Biochemistry undergraduate student Anna McDonald awarded a Biochemical Society Undergraduate Recognition Award
We were thrilled to recognise the work of Biochemistry undergraduate student Anna McDonald with a Biochemical Society Undergraduate Recognition Award. Biochemical Society Undergraduate Recognition Awards are offered for institutions to award to, at their discretion, an outstanding undergraduate in any year of study. The course of study must be related to biochemistry or molecular bioscience. In this article, Anna tells us about her work developing methods to understand the cardiotoxic side-effects of drugs.
I developed and subsequently used methods that sought to understand the cardiotoxic, that is to say damaging to the heart, properties of certain anti-cancer drugs
Many drugs approved for use in the clinic have, at the molecular level, no known target or well-understood mechanism of action and, furthermore, can have unintended side effects due to additional unknown targets and activities. During my Part II project in the Lanyon-Hogg group in the Department of Pharmacology I developed and subsequently used methods that sought to understand the cardiotoxic, that is to say damaging to the heart, properties of certain anti-cancer drugs. As the number of cancer survivors and the years cancer patients can expect to live after their diagnosis increase, more patients may find themselves at risk of the long-term cardiotoxic side effects of chemotherapeutics including anthracyclines that can cause heart failure, through as of yet poorly understood pathways. Additionally, a lack of specific treatments to prevent, delay or reverse anthracycline induced cardiotoxicity highlights why research in this field is so critical as a greater understanding of the mechanisms driving these side effects could fuel the development of safer chemotherapeutic programmes.
As one of the first people to be using this method within the Department I was required to demonstrate some aspects of the workflow to PhD students from other groups and discuss aspects of the approach with them
To uncover currently unknown, novel drug targets our group employed a Photoaffinity Labelling approach coupled to Proteomics. This approach involved the synthesis of probe molecules designed from our drug molecule of interest with the aim that they look and act similarly to the parent drug molecule and will bind shared targets. Yet, they contain additional chemical groups that allow us to covalently crosslink the probe to engaged targets in live cells and subsequently selectively enrich these targets so that they can be identified and analysed by Proteomics.

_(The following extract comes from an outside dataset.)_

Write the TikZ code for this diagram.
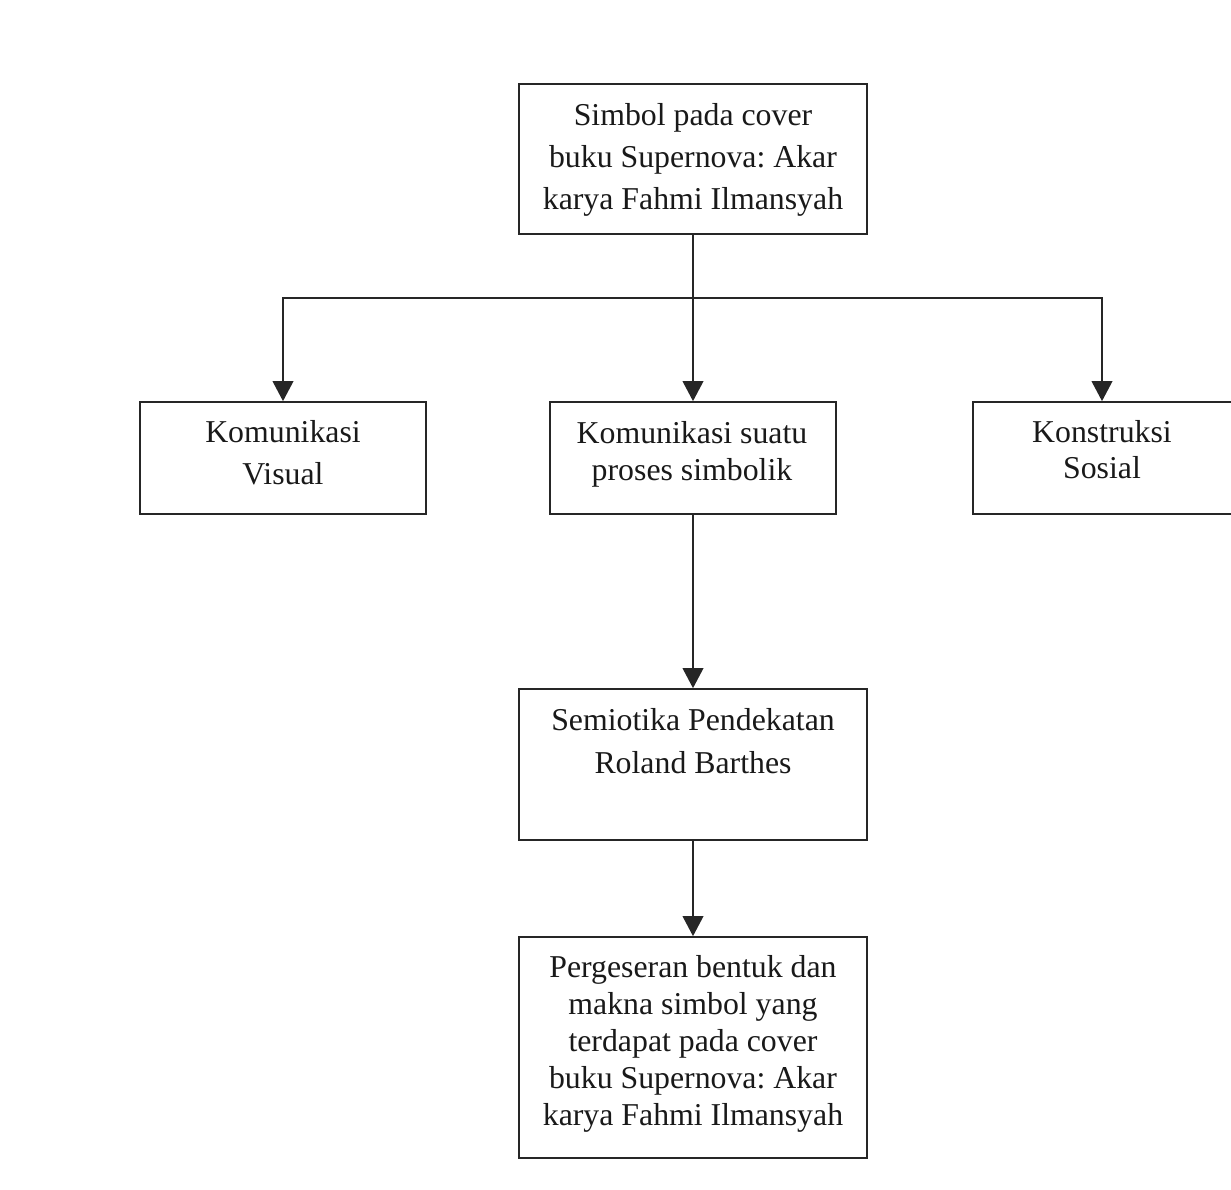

At the start of October this project was in its infancy and most of my Part II aimed to establish and optimise protocols for the target identification workflow which, taking up to two weeks from start to finish, was no easy feat! Furthermore, as one of the first people to be using this method within the Department I was required to demonstrate some aspects of the workflow to PhD students from other groups and discuss aspects of the approach with them. In the latter stages of my project, once the approach had been validated, I was able to use the protocols I designed to yield some potential novel targets and exciting results which are the basis for incoming PhD and masters students' studies.
Photoaffinity Labelling Workflow. Photochemical probes designed from the drug of interest are given to live cells wherein they engage a subset of targets of the parent drug. UV-dependent crosslinking covalently attaches the probes to these targets and, post cell-lysis, copper-catalysed click chemistry is used to attach an affinity tag to the probes for selective enrichment of probe-labelled proteins. These probe targets are subsequently identified by quantitative proteomics and can be validated by western blot-based competition studies.
The responsibilities we held were much greater than would perhaps normally be required of an undergraduate
I believe a large part of my Biochemical Society Undergraduate Recognition Award is acknowledgement of the effort put into my Part II project and contribution to the research group throughout my time there. Joining the group in October, it was newly established during a pandemic and during the first four months of my Part II the lab team consisted of myself and a Part II Chemist. As such, the responsibilities we held were much greater than would perhaps normally be required of an undergraduate and we worked together to establish the lab space, order supplies and any additional equipment we needed and, once introduced to techniques I had not previously used, we were largely independent of supervision at the bench.
The lack of pre-existing protocols meant I quickly gained a lot of skills in designing experiments and the unique position I was in gave me a lot of ownership over my project and the direction in which I wanted it to take. This led to being involved in discussions with visiting speakers at seminars and helping to arrange external collaborations. Now, almost a year later, the lab has over ten members with a mix of visiting students, PhD candidates, post-docs and masters students and I feel very proud of the role I played in shaping and building the foundations and atmosphere of the group, and am very thankful to my supervisors for the opportunity and trust they placed in me.
Mark Roberts, the Department of Biochemistry's Teaching Facilitator STEM ambassador said: "Anna enabled her new supervisor and co-workers to engage with the wider Oxford research community through the collaborations she initiated. Anna required minimal to no supervision to use an exceptionally wide range of techniques to achieve important results and develop a range of methods which she then demonstrated to other PhD students, showing an exceptional level of knowledge transfer for a junior student."